======== Provided data

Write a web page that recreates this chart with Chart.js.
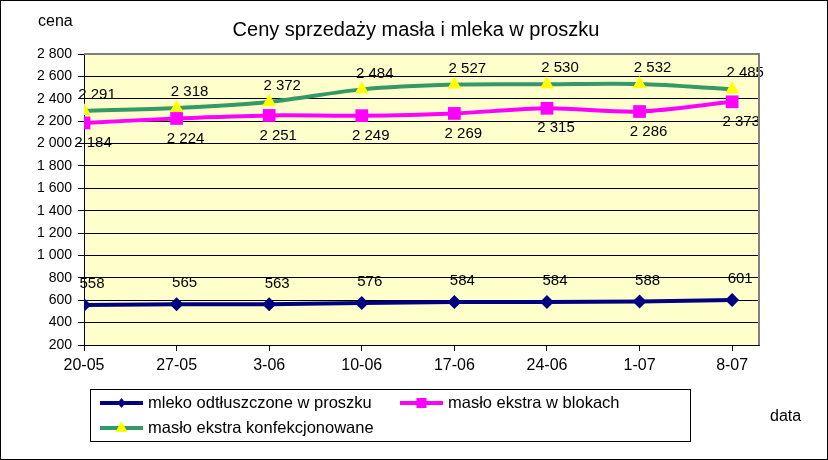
<!DOCTYPE html>
<html>
<head>
<meta charset="utf-8">
<script src="https://cdn.jsdelivr.net/npm/chart.js@4"></script>
<style>
  html, body { margin: 0; padding: 0; background: #fff; }
  #wrap { width: 828px; height: 460px; }
</style>
</head>
<body>
<div id="wrap"><canvas id="cenyChart" width="828" height="460"></canvas></div>
<script>
const categories = ['20-05', '27-05', '3-06', '10-06', '17-06', '24-06', '1-07', '8-07'];
const mleko = [558, 565, 563, 576, 584, 584, 588, 601];
const blokach = [2184, 2224, 2251, 2249, 2269, 2315, 2286, 2373];
const konfekcjonowane = [2291, 2318, 2372, 2484, 2527, 2530, 2532, 2485];
const yTicks = [200, 400, 600, 800, 1000, 1200, 1400, 1600, 1800, 2000, 2200, 2400, 2600, 2800];

const FONT = '"Liberation Sans", Arial, sans-serif';
const fmt = v => String(v).replace(/\B(?=(\d{3})+(?!\d))/g, ' ');
const toXY = arr => arr.map((v, i) => ({ x: i, y: v }));

// label offsets relative to each point
const labelPos = [
  { dx: 8, dy: -21 },    // mleko - above
  { dx: 9, dy: 20 },     // bloki - below
  { dx: 13, dy: -16 }    // konfekcjonowane - above
];

const decorations = {
  id: 'decorations',
  beforeDraw(chart) {
    const { ctx, chartArea: a } = chart;
    ctx.save();
    ctx.fillStyle = '#ffffff';
    ctx.fillRect(0, 0, chart.width, chart.height);
    ctx.fillStyle = '#FFFFCC';
    ctx.fillRect(a.left, a.top, a.right - a.left, a.bottom - a.top);
    ctx.restore();
  },
  afterDatasetsDraw(chart) {
    const { ctx } = chart;
    ctx.save();
    ctx.font = '15px ' + FONT;
    ctx.fillStyle = '#000';
    ctx.textAlign = 'center';
    ctx.textBaseline = 'middle';
    chart.data.datasets.forEach((ds, di) => {
      const meta = chart.getDatasetMeta(di);
      meta.data.forEach((pt, i) => {
        ctx.fillText(fmt(ds.data[i].y), pt.x + labelPos[di].dx, pt.y + labelPos[di].dy);
      });
    });
    ctx.restore();
  },
  afterDraw(chart) {
    const { ctx, chartArea: a } = chart;
    ctx.save();
    // plot border top/right
    ctx.strokeStyle = '#808080';
    ctx.lineWidth = 2;
    ctx.beginPath();
    ctx.moveTo(a.left, a.top);
    ctx.lineTo(a.right, a.top);
    ctx.lineTo(a.right, a.bottom);
    ctx.stroke();

    // title and axis titles
    ctx.fillStyle = '#000';
    ctx.textBaseline = 'middle';
    ctx.textAlign = 'center';
    ctx.font = '20px ' + FONT;
    ctx.fillText('Ceny sprzedaży masła i mleka w proszku', 416, 30);
    ctx.textAlign = 'left';
    ctx.font = '16px ' + FONT;
    ctx.fillText('cena', 38, 22);
    ctx.fillText('data', 770, 417);

    // legend
    ctx.strokeStyle = '#000';
    ctx.lineWidth = 1;
    ctx.strokeRect(90.5, 389.5, 600, 52);
    const slots = [[100, 403], [400, 403], [100, 428]];
    chart.data.datasets.forEach((ds, di) => {
      const [x, y] = slots[di];
      ctx.strokeStyle = ds.borderColor;
      ctx.lineWidth = 4;
      ctx.beginPath();
      ctx.moveTo(x, y);
      ctx.lineTo(x + 43, y);
      ctx.stroke();
      const cx = x + 21.5;
      ctx.fillStyle = ds.pointBackgroundColor;
      ctx.beginPath();
      if (ds.pointStyle === 'rectRot') {
        ctx.moveTo(cx - 4, y); ctx.lineTo(cx, y - 5); ctx.lineTo(cx + 4, y); ctx.lineTo(cx, y + 5);
      } else if (ds.pointStyle === 'rect') {
        ctx.rect(cx - 5, y - 5, 10, 10);
      } else {
        ctx.moveTo(cx, y - 7); ctx.lineTo(cx + 6, y + 4); ctx.lineTo(cx - 6, y + 4);
      }
      ctx.closePath();
      ctx.fill();
      ctx.fillStyle = '#000';
      ctx.font = '16.5px ' + FONT;
      ctx.fillText(ds.label, x + 48, y);
    });

    // outer border
    ctx.strokeStyle = '#000';
    ctx.lineWidth = 1;
    ctx.strokeRect(0.5, 0.5, chart.width - 1, chart.height - 1);
    ctx.restore();
  }
};

new Chart(document.getElementById('cenyChart').getContext('2d'), {
  type: 'line',
  data: {
    datasets: [{
      label: 'mleko odtłuszczone w proszku',
      data: toXY(mleko),
      borderColor: '#000080',
      backgroundColor: '#000080',
      pointBackgroundColor: '#000080',
      pointBorderColor: '#000080',
      pointBorderWidth: 0,
      pointStyle: 'rectRot',
      pointRadius: 7,
      borderWidth: 4,
      tension: 0
    }, {
      label: 'masło ekstra w blokach',
      data: toXY(blokach),
      borderColor: '#FF00FF',
      backgroundColor: '#FF00FF',
      pointBackgroundColor: '#FF00FF',
      pointBorderColor: '#FF00FF',
      pointBorderWidth: 0,
      pointStyle: 'rect',
      pointRadius: 9,
      borderWidth: 4,
      tension: 0.3
    }, {
      label: 'masło ekstra konfekcjonowane',
      data: toXY(konfekcjonowane),
      borderColor: '#339966',
      backgroundColor: '#FFFF00',
      pointBackgroundColor: '#FFFF00',
      pointBorderColor: '#FFFF00',
      pointBorderWidth: 0,
      pointStyle: 'triangle',
      pointRadius: 8,
      borderWidth: 4,
      tension: 0.3
    }]
  },
  options: {
    responsive: false,
    animation: false,
    layout: { padding: { top: 54, right: 69, left: 0, bottom: 85 } },
    plugins: {
      legend: { display: false },
      tooltip: { enabled: false }
    },
    scales: {
      x: {
        type: 'linear',
        min: 0,
        max: 7.29,
        afterBuildTicks: s => { s.ticks = categories.map((_, i) => ({ value: i })); },
        afterFit: s => { s.height = 30; },
        ticks: {
          autoSkip: false,
          maxRotation: 0,
          padding: 5,
          color: '#000',
          font: { family: FONT, size: 16 },
          callback: v => categories[v]
        },
        grid: { drawOnChartArea: false, drawTicks: true, tickLength: 6, color: '#000' },
        border: { display: true, color: '#000', width: 1 }
      },
      y: {
        min: 200,
        max: 2800,
        afterBuildTicks: s => { s.ticks = yTicks.map(v => ({ value: v })); },
        afterFit: s => { s.width = 84; },
        ticks: {
          padding: 6,
          color: '#000',
          font: { family: FONT, size: 14 },
          callback: v => fmt(v)
        },
        grid: { color: '#000', lineWidth: 1, tickLength: 6 },
        border: { display: true, color: '#000', width: 1 }
      }
    }
  },
  plugins: [decorations]
});
</script>
</body>
</html>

================

__Work to do__. Please write out all the data again word for word, but not the pictures.

__Exercise response__.
Write a web page that recreates this chart with Chart.js.
<!DOCTYPE html>
<html>
<head>
<meta charset="utf-8">
<script src="https://cdn.jsdelivr.net/npm/chart.js@4"></script>
<style>
  html, body { margin: 0; padding: 0; background: #fff; }
  #wrap { width: 828px; height: 460px; }
</style>
</head>
<body>
<div id="wrap"><canvas id="cenyChart" width="828" height="460"></canvas></div>
<script>
const categories = ['20-05', '27-05', '3-06', '10-06', '17-06', '24-06', '1-07', '8-07'];
const mleko = [558, 565, 563, 576, 584, 584, 588, 601];
const blokach = [2184, 2224, 2251, 2249, 2269, 2315, 2286, 2373];
const konfekcjonowane = [2291, 2318, 2372, 2484, 2527, 2530, 2532, 2485];
const yTicks = [200, 400, 600, 800, 1000, 1200, 1400, 1600, 1800, 2000, 2200, 2400, 2600, 2800];

const FONT = '"Liberation Sans", Arial, sans-serif';
const fmt = v => String(v).replace(/\B(?=(\d{3})+(?!\d))/g, ' ');
const toXY = arr => arr.map((v, i) => ({ x: i, y: v }));

// label offsets relative to each point
const labelPos = [
  { dx: 8, dy: -21 },    // mleko - above
  { dx: 9, dy: 20 },     // bloki - below
  { dx: 13, dy: -16 }    // konfekcjonowane - above
];

const decorations = {
  id: 'decorations',
  beforeDraw(chart) {
    const { ctx, chartArea: a } = chart;
    ctx.save();
    ctx.fillStyle = '#ffffff';
    ctx.fillRect(0, 0, chart.width, chart.height);
    ctx.fillStyle = '#FFFFCC';
    ctx.fillRect(a.left, a.top, a.right - a.left, a.bottom - a.top);
    ctx.restore();
  },
  afterDatasetsDraw(chart) {
    const { ctx } = chart;
    ctx.save();
    ctx.font = '15px ' + FONT;
    ctx.fillStyle = '#000';
    ctx.textAlign = 'center';
    ctx.textBaseline = 'middle';
    chart.data.datasets.forEach((ds, di) => {
      const meta = chart.getDatasetMeta(di);
      meta.data.forEach((pt, i) => {
        ctx.fillText(fmt(ds.data[i].y), pt.x + labelPos[di].dx, pt.y + labelPos[di].dy);
      });
    });
    ctx.restore();
  },
  afterDraw(chart) {
    const { ctx, chartArea: a } = chart;
    ctx.save();
    // plot border top/right
    ctx.strokeStyle = '#808080';
    ctx.lineWidth = 2;
    ctx.beginPath();
    ctx.moveTo(a.left, a.top);
    ctx.lineTo(a.right, a.top);
    ctx.lineTo(a.right, a.bottom);
    ctx.stroke();

    // title and axis titles
    ctx.fillStyle = '#000';
    ctx.textBaseline = 'middle';
    ctx.textAlign = 'center';
    ctx.font = '20px ' + FONT;
    ctx.fillText('Ceny sprzedaży masła i mleka w proszku', 416, 30);
    ctx.textAlign = 'left';
    ctx.font = '16px ' + FONT;
    ctx.fillText('cena', 38, 22);
    ctx.fillText('data', 770, 417);

    // legend
    ctx.strokeStyle = '#000';
    ctx.lineWidth = 1;
    ctx.strokeRect(90.5, 389.5, 600, 52);
    const slots = [[100, 403], [400, 403], [100, 428]];
    chart.data.datasets.forEach((ds, di) => {
      const [x, y] = slots[di];
      ctx.strokeStyle = ds.borderColor;
      ctx.lineWidth = 4;
      ctx.beginPath();
      ctx.moveTo(x, y);
      ctx.lineTo(x + 43, y);
      ctx.stroke();
      const cx = x + 21.5;
      ctx.fillStyle = ds.pointBackgroundColor;
      ctx.beginPath();
      if (ds.pointStyle === 'rectRot') {
        ctx.moveTo(cx - 4, y); ctx.lineTo(cx, y - 5); ctx.lineTo(cx + 4, y); ctx.lineTo(cx, y + 5);
      } else if (ds.pointStyle === 'rect') {
        ctx.rect(cx - 5, y - 5, 10, 10);
      } else {
        ctx.moveTo(cx, y - 7); ctx.lineTo(cx + 6, y + 4); ctx.lineTo(cx - 6, y + 4);
      }
      ctx.closePath();
      ctx.fill();
      ctx.fillStyle = '#000';
      ctx.font = '16.5px ' + FONT;
      ctx.fillText(ds.label, x + 48, y);
    });

    // outer border
    ctx.strokeStyle = '#000';
    ctx.lineWidth = 1;
    ctx.strokeRect(0.5, 0.5, chart.width - 1, chart.height - 1);
    ctx.restore();
  }
};

new Chart(document.getElementById('cenyChart').getContext('2d'), {
  type: 'line',
  data: {
    datasets: [{
      label: 'mleko odtłuszczone w proszku',
      data: toXY(mleko),
      borderColor: '#000080',
      backgroundColor: '#000080',
      pointBackgroundColor: '#000080',
      pointBorderColor: '#000080',
      pointBorderWidth: 0,
      pointStyle: 'rectRot',
      pointRadius: 7,
      borderWidth: 4,
      tension: 0
    }, {
      label: 'masło ekstra w blokach',
      data: toXY(blokach),
      borderColor: '#FF00FF',
      backgroundColor: '#FF00FF',
      pointBackgroundColor: '#FF00FF',
      pointBorderColor: '#FF00FF',
      pointBorderWidth: 0,
      pointStyle: 'rect',
      pointRadius: 9,
      borderWidth: 4,
      tension: 0.3
    }, {
      label: 'masło ekstra konfekcjonowane',
      data: toXY(konfekcjonowane),
      borderColor: '#339966',
      backgroundColor: '#FFFF00',
      pointBackgroundColor: '#FFFF00',
      pointBorderColor: '#FFFF00',
      pointBorderWidth: 0,
      pointStyle: 'triangle',
      pointRadius: 8,
      borderWidth: 4,
      tension: 0.3
    }]
  },
  options: {
    responsive: false,
    animation: false,
    layout: { padding: { top: 54, right: 69, left: 0, bottom: 85 } },
    plugins: {
      legend: { display: false },
      tooltip: { enabled: false }
    },
    scales: {
      x: {
        type: 'linear',
        min: 0,
        max: 7.29,
        afterBuildTicks: s => { s.ticks = categories.map((_, i) => ({ value: i })); },
        afterFit: s => { s.height = 30; },
        ticks: {
          autoSkip: false,
          maxRotation: 0,
          padding: 5,
          color: '#000',
          font: { family: FONT, size: 16 },
          callback: v => categories[v]
        },
        grid: { drawOnChartArea: false, drawTicks: true, tickLength: 6, color: '#000' },
        border: { display: true, color: '#000', width: 1 }
      },
      y: {
        min: 200,
        max: 2800,
        afterBuildTicks: s => { s.ticks = yTicks.map(v => ({ value: v })); },
        afterFit: s => { s.width = 84; },
        ticks: {
          padding: 6,
          color: '#000',
          font: { family: FONT, size: 14 },
          callback: v => fmt(v)
        },
        grid: { color: '#000', lineWidth: 1, tickLength: 6 },
        border: { display: true, color: '#000', width: 1 }
      }
    }
  },
  plugins: [decorations]
});
</script>
</body>
</html>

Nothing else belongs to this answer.